A Civilização Ocidental é recente se comparada a outras como a chinesa e a japonesa, tem no máximo dois mil anos, mas só fez jus de fato a essa designação a partir da Alta Idade Média. Antes o ocidente era Roma e o oriente era a Grécia, sendo que o norte da Europa era totalmente distinto. A menção meramente geográfica, Oeste X Leste, já não faz mais sentido na época atual, mas o núcleo difusor da civilização ocidental efetivamente teve início em um local geográfico que correspondia ao oeste de um continente. Aquelas terras do mundo que receberam o influxo desta civilização compõem hoje o Mundo Ocidental, e são tão geograficamente dispersas quanto a América Latina e a Nova Zelândia. Mas precisamos recuar dois mil anos no tempo para levantar o gênese deste mundo.
O senso comum é que a Civilização Ocidental possui quatro pilares: a herança greco-romana, origem dos idiomas, das instituições e da filosofia, e a herança judaico-cristã, origem das crenças e valores. Mas como esses pilares se uniram não é tão fácil explicar. Mesmo porque, em sua origem, eles eram bastante disjuntos. A primeira noção de um ocidente oposto a um oriente vem a surgir na Grécia de cinco séculos antes de cristo, época das guerras contra os persas. Na visão dos gregos, os persas constituíam não apenas seu inimigo, mas também uma anti-civilização, oposta em tudo à helênica. Assim, o mundo dos bárbaros passou a ser o oriente. Para a porção ocidental da Europa além da Grécia, contudo, essa dicotomia ainda não fazia sentido.
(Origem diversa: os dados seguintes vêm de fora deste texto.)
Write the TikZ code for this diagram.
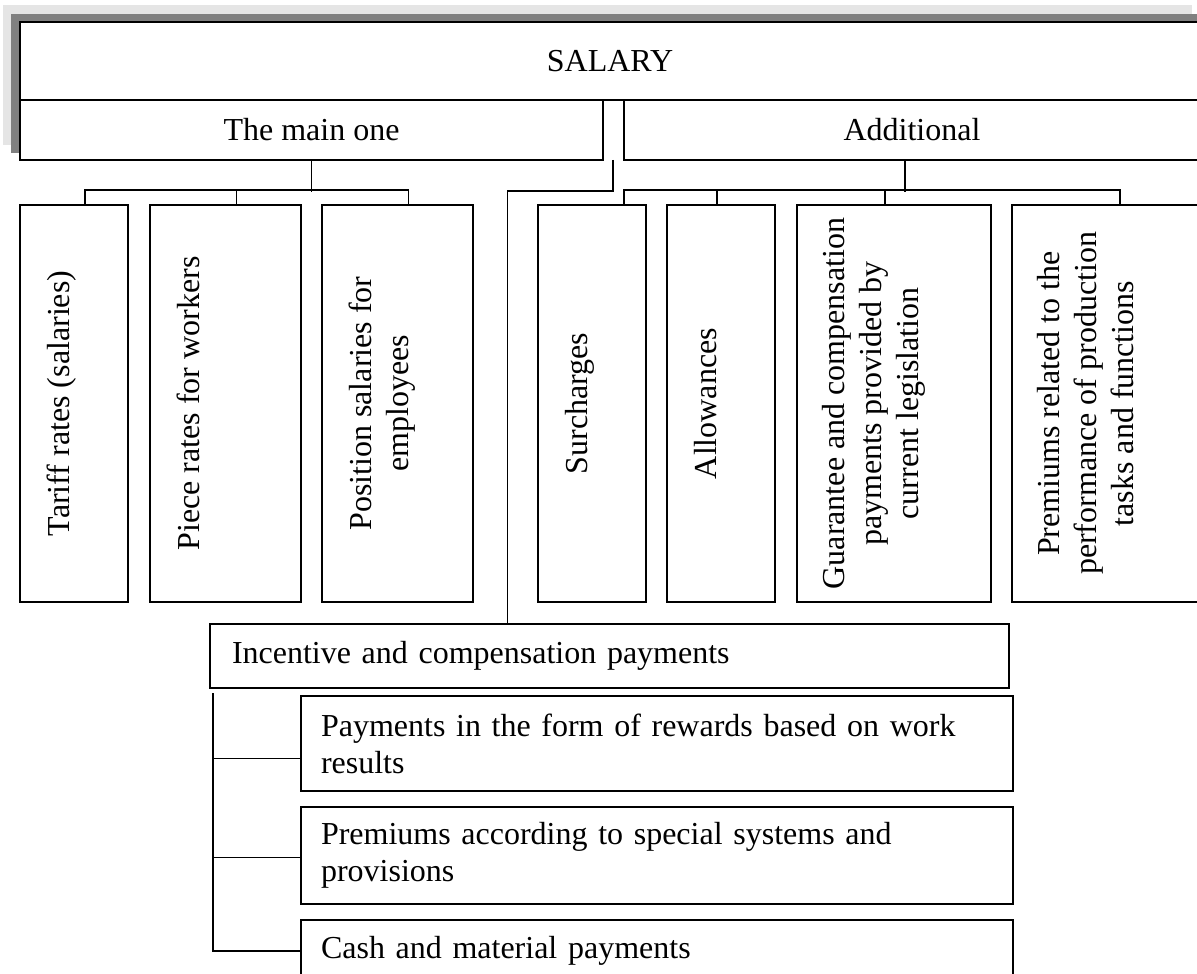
\documentclass[tikz,border=0pt]{standalone}
\usepackage{fontspec}
\setmainfont{Liberation Serif}
\begin{document}
\begin{tikzpicture}[x=0.5pt, y=-0.5pt,
  every node/.style={font=\fontsize{16}{18.4}\selectfont},
  box/.style={draw, line width=1pt, fill=white, inner sep=0pt},
  hbox/.style={box, align=left},
  vtext/.style={rotate=90, anchor=north, inner sep=0pt, align=center},
  link/.style={line width=0.7pt}]
\useasboundingbox (0,0) rectangle (1197,973);
\clip (0,0) rectangle (1197,973);

% shadow behind the top block
\fill[gray!20] (3,5) rectangle (1192,145);
\fill[gray] (11,14) rectangle (1210,153);
\fill[white] (20,22) rectangle (1210,161);

\node[box, minimum width=590pt, minimum height=39pt] (salary) at (610,61) {SALARY};
\node[box, minimum width=291.5pt, minimum height=30pt] (main) at (311.5,130) {The main one};
\node[box, minimum width=288pt, minimum height=30pt] (additional) at (912,130) {Additional};

% columns
\node[box, minimum width=54pt, minimum height=198.5pt] (tariff) at (74,403.5) {};
\node[box, minimum width=75.5pt, minimum height=198.5pt] (piece) at (225.5,403.5) {};
\node[box, minimum width=75.5pt, minimum height=198.5pt] (position) at (397.5,403.5) {};
\node[box, minimum width=54pt, minimum height=198.5pt] (surcharges) at (592,403.5) {};
\node[box, minimum width=54pt, minimum height=198.5pt] (allowances) at (721,403.5) {};
\node[box, minimum width=97pt, minimum height=198.5pt] (guarantee) at (894,403.5) {};
\node[box, minimum width=99pt, minimum height=198.5pt] (premiums) at (1111,403.5) {};

\node[vtext] (tariff-t) at ([xshift=14pt]tariff.west) {Tariff rates (salaries)};
\node[vtext] (piece-t) at ([xshift=14pt]piece.west) {Piece rates for workers};
\node[vtext] (position-t) at ([xshift=14pt]position.west) {Position salaries for\\employees};
\node[vtext] (surcharges-t) at ([xshift=14pt]surcharges.west) {Surcharges};
\node[vtext] (allowances-t) at ([xshift=14pt]allowances.west) {Allowances};
\node[vtext] (guarantee-t) at ([xshift=13pt]guarantee.west) {Guarantee and compensation\\payments provided by\\current legislation};
\node[vtext] (premiums-t) at ([xshift=13pt]premiums.west) {Premiums related to the\\performance of production\\tasks and functions};

% incentive block
\node[hbox, minimum width=399.5pt, minimum height=32pt, text width=377.5pt, inner xsep=11pt] (incentive) at (609.5,656) {Incentive and compensation payments};
\node[hbox, minimum width=356pt, minimum height=47.5pt, text width=336pt, inner xsep=10pt] (rewards) at (657,743.5) {Payments in the form of rewards based on work\\results};
\node[hbox, minimum width=356pt, minimum height=48.5pt, text width=336pt, inner xsep=10pt] (special) at (657,855.5) {Premiums according to special systems and\\provisions};
\node[hbox, minimum width=356pt, minimum height=31pt, text width=336pt, inner xsep=10pt] (cash) at (657,951) {Cash and material payments};

% connectors
\draw[link] (main.south) -- ++(0,31);
\draw[link] ([xshift=5.5pt]tariff.north) -- ++(0,-14) -| ([xshift=5.5pt]position.north);
\draw[link] ([xshift=5.5pt]piece.north) -- ++(0,-14);

\draw[link] ([xshift=-3.5pt]additional.south) -- ++(0,31);
\draw[link] ([xshift=16pt]surcharges.north) -- ++(0,-14) -| ([xshift=4.5pt]premiums.north);
\draw[link] ([xshift=-2pt]allowances.north) -- ++(0,-14);
\draw[link] ([xshift=-4.5pt]guarantee.north) -- ++(0,-14);

\coordinate (gap) at (613,160);
\draw[link] (gap) -- ++(0,31) -| ([xshift=-51pt]incentive.north);

\coordinate (trunk) at ([shift={(2pt,-2pt)}]incentive.south west);
\foreach \b/\s in {rewards/-7.5pt, special/-1pt, cash/0pt}
  \draw[link] (trunk) |- ([yshift=\s]\b.west);
\end{tikzpicture}
\end{document}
Após a conquista romana, a Grécia passou a ser o oriente. Roma era o ocidente. Mas como é norma acontecer nos casos em que a superioridade militar não corresponde a uma superioridade cultural, os romanos assimilaram o legado cultural dos gregos, e as duas civilizações se fundiram. Temos aí os dois primeiros pilares fincados. Mas o norte da Europa nada tinha a ver com o mundo greco-romano; sua civilização era peculiar, e eram considerados tão diferentes quanto os povos da Ásia Menor. Como foi que essa porção do mundo se incorporou ao contexto civilizacional greco-romano, formando a Europa como hoje a conhecemos? Ironicamente, foi graças aos bárbaros da Ásia Menor, devido a uma religião por eles difundida. Inicialmente, a conquista militar só incorporou ao mundo romano o oeste da Europa, mas quando Roma já não tinha a força militar, sua civilização passou a difundir-se por meio da religião à qual se haviam convertido, o cristianismo.
Penso eu, se a herança greco-romana forneceu as pedras da construção, a herança judaico-cristã foi o cimento que as uniu. Uma religião que incorpora uma ética lida com crenças íntimas, onde se encontram as convicções mais profundas do homem do povo. Pode ser difundida pela força, mas também, e mais eficazmente, pela persuasão. Missionários propagam uma civilização de forma mais rápida, limpa e completa do que legionários ou mercadores. Não foi à toa que para a conquista do Novo Mundo, padres e pastores desempenharam um papel essencial. Mas afinal como foi que uma religião vinda do oriente, totalmente estranha aos valores romanos, foi aceita por este povo que desprezava os orientais como bárbaros?
Esse é um dos grandes mistérios da História, ainda não totalmente explicado. A combinação de componentes tão opostos quanto o politeísmo romano e o monoteísmo judaico, a filosofia grega e o dogmatismo cristão, não se deu em um instante, nem foi isenta de luta. Foi assim como uma reação química fulminante, que combina ingredientes imisturáveis e produz um composto totalmente distinto. O processo inteiro levou cerca de cinco séculos, e na maior parte do tempo distinguiu-se mais por estranhamento do que por adesão.